Friday, September 12, 2008

Is Charlie Gibson able to define the "Bush Doctrine"

Can you?

In a perpetual search of a "gotcha" question to lob at Republican vice presidential candidate Sarah Palin, ABC anchor Charlie Gibson revealed he didn't know what the expression meant, or if he did, he wasn't willing to say.

Truth is, according to Charles Krauthammer who coined the "Bush Doctrine" expression, there are a number of different meanings. Gibson should have told Palin when she asked him to clarify the question which of the meanings he was referencing. There was the old doctrine in which Bush warned that Iran and North Korea were part of an "axis of evil, arming to threaten the peace of the world." And that he would not permit it. It also meant that nations that harbor terrorists would be treated as terrorists themselves. There's the definition in the Sept. 20, 2002 National Security document that shifted the nation's policy of containment and deterence of an enemy to preemption. And so forth.

Instead, of acknowledging these differences, Gibson looked down his glasses at Palin as if he had nailed her. And then stumbled around trying to formulate a definition.

All he did was reveal his own ignorance or unfairness.

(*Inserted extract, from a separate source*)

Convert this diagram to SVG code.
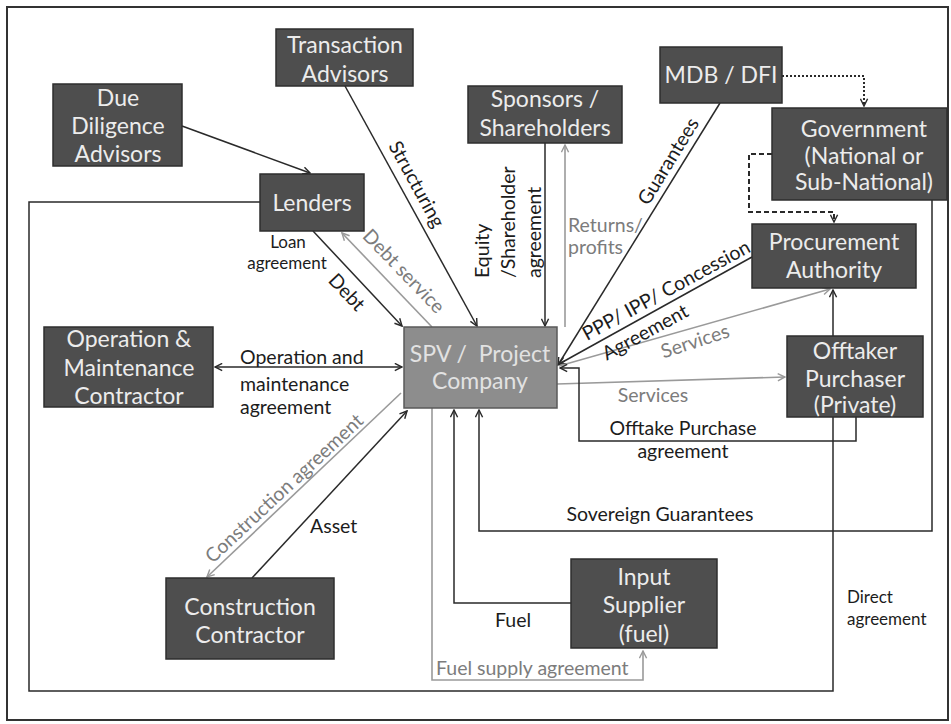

Here is the excerpt from the interview:

GIBSON: Do you agree with the Bush doctrine?
PALIN: In what respect, Charlie?
GIBSON: The Bush -- well, what do you -- what do you interpret it to be? PALIN: His world view.
GIBSON: No, the Bush doctrine, enunciated September 2002, before the Iraq war. PALIN: I believe that what President Bush has attempted to do is rid this world of Islamic extremism, terrorists who are hell bent on destroying our nation. There have been blunders along the way, though. There have been mistakes made. And with new leadership, and that's the beauty of American elections, of course, and democracy, is with new leadership comes opportunity to do things better.
GIBSON: The Bush doctrine, as I understand it, is that we have the right of anticipatory self-defense, that we have the right to a preemptive strike against any other country that we think is going to attack us. Do you agree with that?
PALIN: Charlie, if there is legitimate and enough intelligence that tells us that a strike is imminent against American people, we have every right to defend our country. In fact, the president has the obligation, the duty to defend.